No entanto, assim como no trauma, essa repetição em Proust nem sempre leva à resolução, mas sim a um confronto constante com aquilo que escapa à simbolização. Em "À la recherche...", o narrador luta para capturar o tempo perdido, mas a cada tentativa, ele se depara com a impossibilidade de recuperar integralmente o que se foi. Essa é uma forma de aprisionamento temporal, onde o passado retorna de modo fantasmático, prendendo o sujeito na busca de um sentido que permanece sempre além de seu alcance.
3. Produtividade, Resistência e Tempo
No contexto contemporâneo, o trauma é associado à dificuldade de lidar com a produtividade e a gestão do tempo. No universo de Proust, há uma resistência semelhante à lógica utilitarista do tempo.
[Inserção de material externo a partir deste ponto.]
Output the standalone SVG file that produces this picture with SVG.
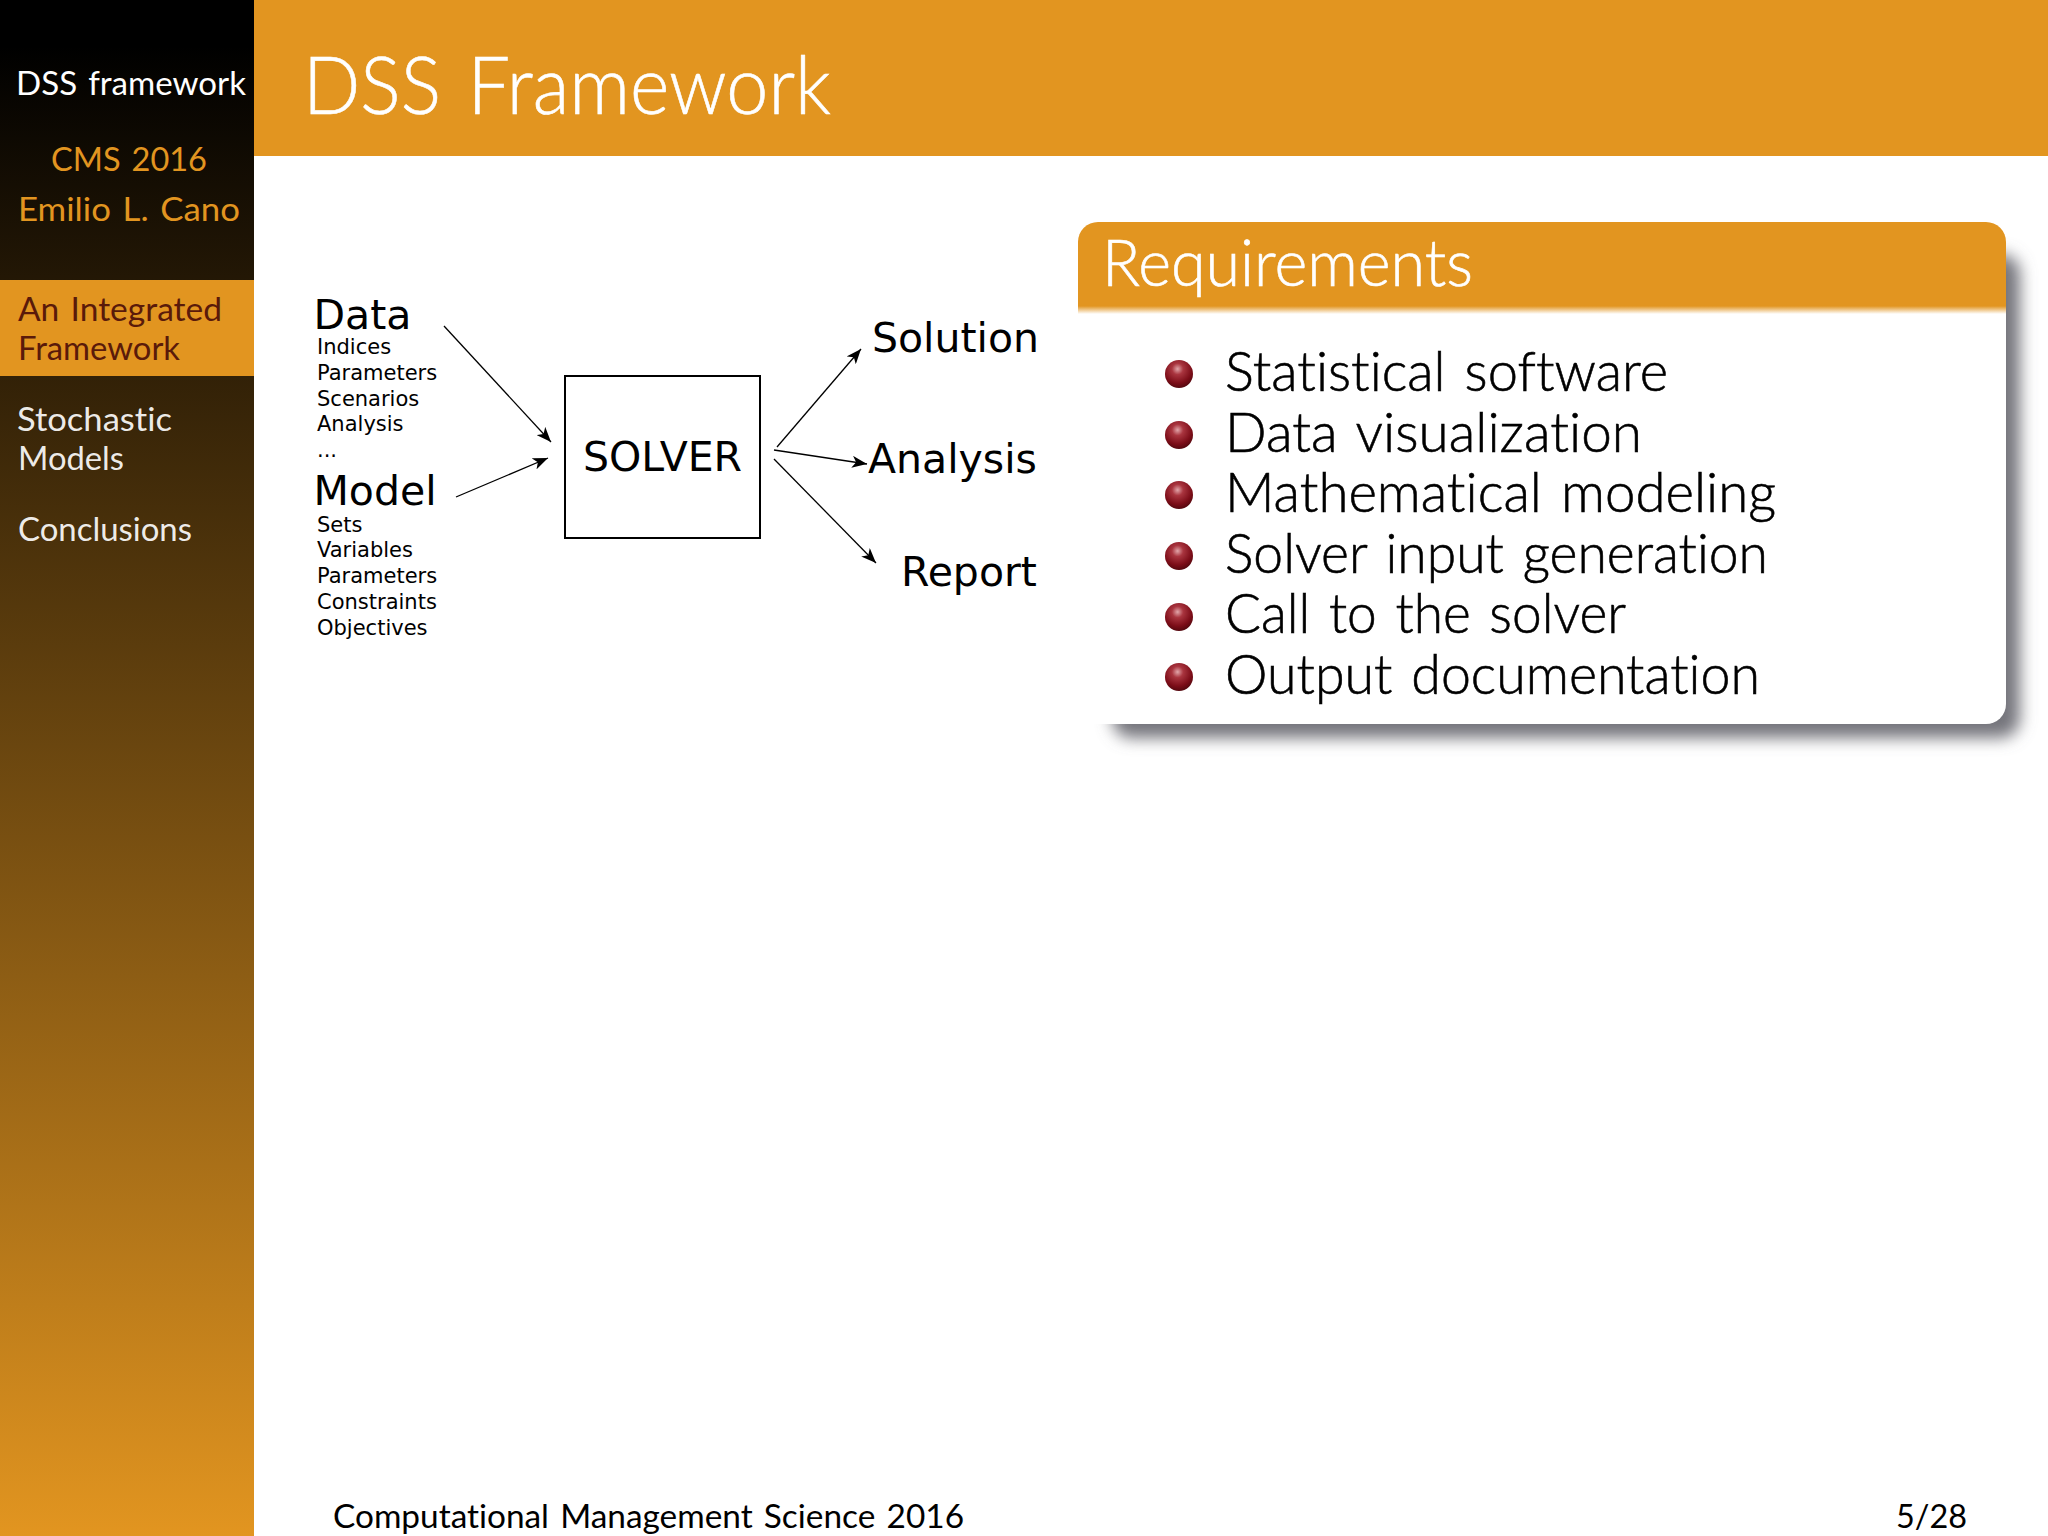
<svg xmlns="http://www.w3.org/2000/svg" width="2048" height="1536" viewBox="0 0 2048 1536">
<defs>
<style>
.cm{font-family:"Lato","Open Sans","Liberation Sans",sans-serif;font-weight:300;font-variant-ligatures:none;word-spacing:.08em}
.dv{font-family:"DejaVu Sans",sans-serif;fill:#000}
.side{font-size:33px;font-weight:400}
.small{font-size:21px}
.big{font-size:41px}
.item{font-size:56px;fill:#000;stroke:#000;stroke-width:.6}
.head{stroke:#fff;stroke-width:.6}
.foot{font-size:33px;fill:#000;font-weight:400}
.edge{fill:none;stroke:#000;stroke-width:1.3;marker-end:url(#tip)}
</style>
<linearGradient id="sideGrad" x1="0" y1="0" x2="0" y2="1">
<stop offset="0.03" stop-color="#000"/>
<stop offset="1" stop-color="#e29520"/>
</linearGradient>
<linearGradient id="fade" x1="0" y1="0" x2="0" y2="1">
<stop offset="0" stop-color="#e29520"/>
<stop offset="1" stop-color="#e29520" stop-opacity="0"/>
</linearGradient>
<radialGradient id="ball" cx="0.45" cy="0.32" r="0.72">
<stop offset="0" stop-color="#e2a6aa"/>
<stop offset="0.28" stop-color="#a9353f"/>
<stop offset="0.7" stop-color="#7c0d18"/>
<stop offset="1" stop-color="#4c060c"/>
</radialGradient>
<filter id="blur" x="-5%" y="-10%" width="110%" height="120%"><feGaussianBlur stdDeviation="8"/></filter>
<marker id="tip" viewBox="0 0 16 12" refX="15" refY="6" markerWidth="16" markerHeight="12" markerUnits="userSpaceOnUse" orient="auto">
<path d="M0 0 L15 6 L0 12 L4 6 Z" fill="#000"/>
</marker>
<g id="bullet"><circle r="14" fill="url(#ball)"/></g>
</defs>

<rect width="2048" height="1536" fill="#fff"/>

<g id="sidebar">
<rect x="0" y="0" width="254" height="1536" fill="url(#sideGrad)"/>
<rect x="0" y="280" width="254" height="96" fill="#e29520"/>
<text class="cm side" x="16" y="95" fill="#fff" textLength="230" lengthAdjust="spacingAndGlyphs">DSS framework</text>
<text class="cm side" x="51" y="171" fill="#e29520" textLength="156" lengthAdjust="spacingAndGlyphs">CMS 2016</text>
<text class="cm side" x="18" y="221" fill="#e29520" textLength="222" lengthAdjust="spacingAndGlyphs">Emilio L. Cano</text>
<text class="cm side" x="18" y="321" fill="#5a1a0a" textLength="204" lengthAdjust="spacingAndGlyphs">An Integrated</text>
<text class="cm side" x="18" y="360" fill="#5a1a0a" textLength="162" lengthAdjust="spacingAndGlyphs">Framework</text>
<text class="cm side" x="17" y="431" fill="#fff" fill-opacity=".92" textLength="155" lengthAdjust="spacingAndGlyphs">Stochastic</text>
<text class="cm side" x="18" y="470" fill="#fff" fill-opacity=".92" textLength="106" lengthAdjust="spacingAndGlyphs">Models</text>
<text class="cm side" x="18" y="541" fill="#fff" fill-opacity=".92" textLength="174" lengthAdjust="spacingAndGlyphs">Conclusions</text>
</g>

<g id="header">
<rect x="254" y="0" width="1794" height="156" fill="#e29520"/>
<text class="cm head" x="303" y="114" font-size="80" fill="#fff" textLength="528" lengthAdjust="spacingAndGlyphs">DSS Framework</text>
</g>

<g id="connectors">
<line class="edge" x1="444" y1="326" x2="551" y2="442"/>
<line class="edge" x1="456" y1="497" x2="548" y2="458"/>
<line class="edge" x1="777" y1="447" x2="861" y2="349"/>
<line class="edge" x1="774" y1="450" x2="867" y2="464"/>
<line class="edge" x1="774" y1="459" x2="876" y2="563"/>
</g>

<g id="data">
<text class="dv big" x="313.5" y="329">Data</text>
<text class="dv small" x="317" y="354">Indices</text>
<text class="dv small" x="317" y="380">Parameters</text>
<text class="dv small" x="317" y="406">Scenarios</text>
<text class="dv small" x="317" y="431">Analysis</text>
<text class="dv small" x="317" y="457">...</text>
</g>
<g id="model">
<text class="dv big" x="313.5" y="505">Model</text>
<text class="dv small" x="317" y="532">Sets</text>
<text class="dv small" x="317" y="557">Variables</text>
<text class="dv small" x="317" y="583">Parameters</text>
<text class="dv small" x="317" y="609">Constraints</text>
<text class="dv small" x="317" y="635">Objectives</text>
</g>
<g id="solver">
<rect x="565" y="376" width="195" height="162" fill="none" stroke="#000" stroke-width="2"/>
<text class="dv big" x="583" y="471">SOLVER</text>
</g>
<g id="solution"><text class="dv big" x="872" y="352">Solution</text></g>
<g id="analysis"><text class="dv big" x="868" y="473">Analysis</text></g>
<g id="report"><text class="dv big" x="901" y="586">Report</text></g>

<g id="requirements">
<rect x="1112" y="254" width="908" height="484" rx="20" fill="#74747c" filter="url(#blur)"/>
<rect x="1078" y="222" width="928" height="502" rx="20" fill="#fff"/>
<path d="M1078 306 V242 a20 20 0 0 1 20 -20 H1986 a20 20 0 0 1 20 20 V306 Z" fill="#e29520"/>
<rect x="1078" y="306" width="928" height="8" fill="url(#fade)"/>
<text class="cm head" x="1102" y="286" font-size="65" fill="#fff" textLength="371" lengthAdjust="spacingAndGlyphs">Requirements</text>
<use href="#bullet" x="1179" y="374"/>
<use href="#bullet" x="1179" y="435"/>
<use href="#bullet" x="1179" y="495"/>
<use href="#bullet" x="1179" y="556"/>
<use href="#bullet" x="1179" y="617"/>
<use href="#bullet" x="1179" y="677"/>
<text class="cm item" x="1225" y="391" textLength="443" lengthAdjust="spacingAndGlyphs">Statistical software</text>
<text class="cm item" x="1225" y="452" textLength="417" lengthAdjust="spacingAndGlyphs">Data visualization</text>
<text class="cm item" x="1225" y="512" textLength="551" lengthAdjust="spacingAndGlyphs">Mathematical modeling</text>
<text class="cm item" x="1225" y="573" textLength="543" lengthAdjust="spacingAndGlyphs">Solver input generation</text>
<text class="cm item" x="1225" y="633" textLength="401" lengthAdjust="spacingAndGlyphs">Call to the solver</text>
<text class="cm item" x="1225" y="694" textLength="535" lengthAdjust="spacingAndGlyphs">Output documentation</text>
</g>

<g id="footer">
<text class="cm foot" x="333" y="1528" textLength="631" lengthAdjust="spacingAndGlyphs">Computational Management Science 2016</text>
<text class="cm foot" x="1896" y="1528" textLength="71" lengthAdjust="spacingAndGlyphs">5/28</text>
</g>
</svg>
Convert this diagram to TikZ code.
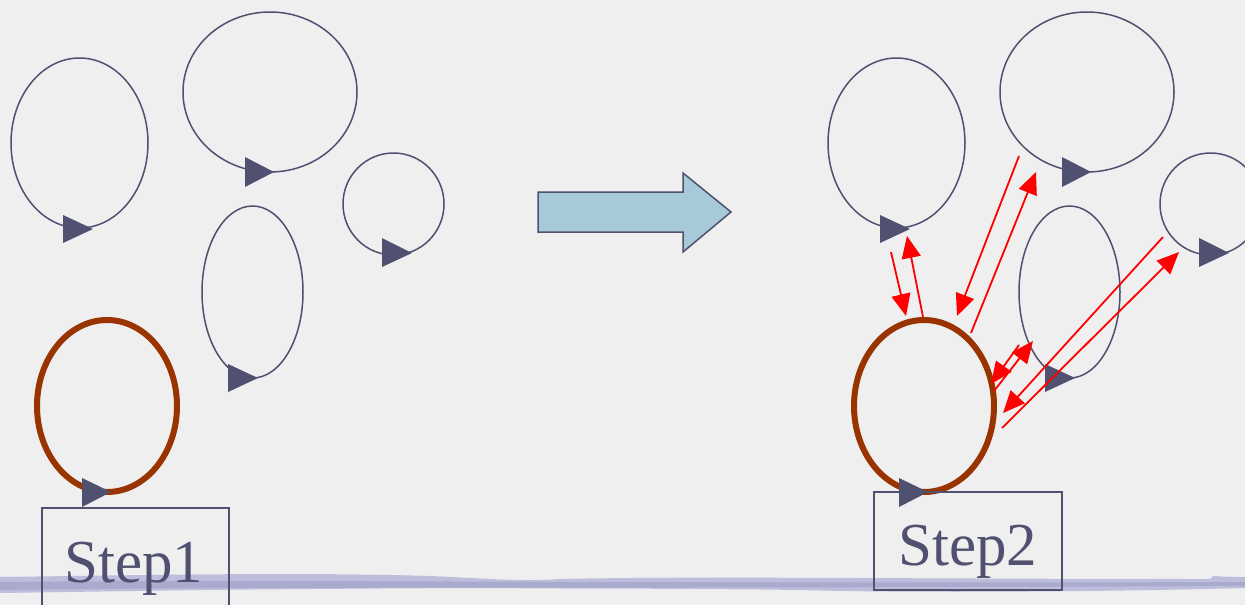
\documentclass[tikz,border=0pt]{standalone}
\usepackage{fontspec}
\setmainfont{Liberation Serif}
\usetikzlibrary{shapes.geometric,arrows.meta}
\definecolor{ink}{RGB}{80,80,112}
\definecolor{brownloop}{RGB}{153,51,0}
\definecolor{bg}{RGB}{239,239,239}
\definecolor{lav}{RGB}{190,190,220}
\definecolor{lavdark}{RGB}{170,170,206}
\definecolor{arrowfill}{RGB}{166,202,216}
\begin{document}
\begin{tikzpicture}[x=1pt,y=-1pt,
  loop/.style={ellipse,draw=ink,line width=1.5pt,inner sep=0pt},
  bigloop/.style={ellipse,draw=brownloop,line width=6pt,inner sep=0pt},
  tri/.style={fill=ink},
  stepbox/.style={draw=ink,line width=1.3pt,inner sep=0pt},
  steptext/.style={text=ink,font=\fontsize{61}{61}\selectfont,inner sep=0pt},
  redarrow/.style={draw=red,line width=1.8pt,-{Triangle[length=22pt,width=19pt]}}]
\fill[bg] (0,0) rectangle (1245,605);
\useasboundingbox (0,0) rectangle (1245,605);
% bottom lavender stroke
\fill[lav] (0,577) .. controls (150,575) and (300,572) .. (430,576)
  .. controls (480,578) and (520,582) .. (560,579)
  .. controls (700,576) and (900,579) .. (1210,579) -- (1213,576)
  .. controls (1230,577) .. (1245,577) -- (1245,588)
  .. controls (1100,592) and (900,593) .. (800,590)
  .. controls (650,588) and (560,589) .. (500,588)
  .. controls (430,588) and (300,589) .. (200,590)
  .. controls (100,592) .. (0,593) -- cycle;
\fill[lavdark] (0,582) .. controls (300,579) and (600,584) .. (1245,582) -- (1245,586) .. controls (600,589) and (300,586) .. (0,590) -- cycle;
% loops on both sides
\foreach \s/\dx in {L/0,R/817}{
  \node[loop,minimum width=137pt,minimum height=170pt] (\s a) at (79.5+\dx,143) {};
  \node[loop,minimum width=174pt,minimum height=160pt] (\s b) at (270+\dx,92) {};
  \node[loop,minimum width=101pt,minimum height=102pt] (\s c) at (393.5+\dx,204) {};
  \node[loop,minimum width=101pt,minimum height=172pt] (\s d) at (252.5+\dx,292) {};
  \node[bigloop,minimum width=140pt,minimum height=172pt] (\s e) at (107+\dx,406) {};
  \fill[tri] (93+\dx,229) -- ++(-30,-14) -- ++(0,28) -- cycle;
  \fill[tri] (274+\dx,172) -- ++(-29,-15) -- ++(0,30) -- cycle;
  \fill[tri] (412+\dx,253) -- ++(-30,-15) -- ++(0,29) -- cycle;
  \fill[tri] (258+\dx,378) -- ++(-30,-14) -- ++(0,28) -- cycle;
  \fill[tri] (111+\dx,492) -- ++(-29,-14) -- ++(0,29) -- cycle;
}
% big arrow
\draw[ink,fill=arrowfill,line width=1.5pt,line join=miter]
  (538,192) -- (683,192) -- (683,173) -- (731,212) -- (683,252) -- (683,232) -- (538,232) -- cycle;
% step boxes
\node[stepbox,minimum width=187pt,minimum height=112pt] (box1) at (135.5,564) {};
\node[steptext,anchor=base] (t1) at (134,582) {Step1};
\node[stepbox,minimum width=188pt,minimum height=98pt] (box2) at (968,541) {};
\node[steptext,anchor=base] (t2) at (968,565) {Step2};
% red arrows
\coordinate (a1s) at (891,252); \coordinate (a1e) at (906,316);
\coordinate (a2s) at (923,317); \coordinate (a2e) at (907,236);
\coordinate (a3s) at (1019,156); \coordinate (a3e) at (957,316);
\coordinate (a4s) at (971,333); \coordinate (a4e) at (1036,172);
\coordinate (a5s) at (1019,345); \coordinate (a5e) at (991,384);
\coordinate (a6s) at (994,391); \coordinate (a6e) at (1033,341);
\coordinate (a7s) at (1163,237); \coordinate (a7e) at (1003,413);
\coordinate (a8s) at (1002,428); \coordinate (a8e) at (1179,252);
\foreach \i in {1,...,8}{\draw[redarrow] (a\i s) -- (a\i e);}
\end{tikzpicture}
\end{document}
O narrador, muitas vezes, se entrega a uma procrastinação quase voluptuosa, refletida em sua vida reclusa, longe das exigências temporais e sociais do mundo exterior. Ele se opõe a uma vida orientada pela eficiência, dedicando-se ao que parece, à primeira vista, ser um desperdício de tempo: a reflexão, a rememoração, a escrita.
A procrastinação e a dedicação à escrita, em Proust, podem ser vistas como uma forma de resistência à temporalidade capitalista moderna, onde o tempo é instrumentalizado. O que parece ser uma fuga da produtividade é, na verdade, uma tentativa de habitar um tempo próprio, um tempo subjetivo que permite a emergência de novas formas de sentido. Nesse sentido, a relação entre trauma e procrastinação no texto encontra um paralelo na obra proustiana, onde a "perda de tempo" é, paradoxalmente, uma forma de reconquista da subjetividade.
4. A Reinscrição Temporal como Cura
O processo de cura descrito no texto, que passa pela possibilidade de reinscrever o trauma em uma nova narrativa temporal, também ressoa com a conclusão da obra de Proust. No último volume, Le Temps retrouvé (O Tempo Redescoberto), o narrador finalmente compreende que a verdadeira redenção não está em reviver o passado, mas em transfigurá-lo através da arte. A escrita se torna uma forma de reinscrição temporal, permitindo ao narrador recuperar a continuidade perdida e projetar-se em um futuro aberto.
Assim como a psicanálise busca restaurar uma narrativa que inclui o passado, mas também abre possibilidades para o futuro, a jornada do narrador de Proust é um trabalho de reinterpretação da própria vida, transformando fragmentos de memória em uma totalidade significativa. A obra proustiana, portanto, pode ser lida como uma forma de "cura" no sentido descrito: ao transformar a dor e a perda em criação artística, Proust nos mostra como a temporalidade pode ser recriada e resignificada.
Conclusão: Proust, Trauma e Temporalidade
A análise psicanalítica do trauma, com sua ênfase nas rupturas e na necessidade de reinscrição, encontra um espelho na busca de Proust por um tempo perdido que, embora irrecuperável em termos objetivos, pode ser reinventado no espaço subjetivo da arte e da memória. Assim, tanto o trabalho analítico quanto a narrativa proustiana nos mostram que, diante do trauma, a cura não é uma questão de "superar" o passado, mas de transformá-lo, reinscrevendo-o em uma nova forma de temporalidade que permite ao sujeito habitar o mundo de maneira renovada.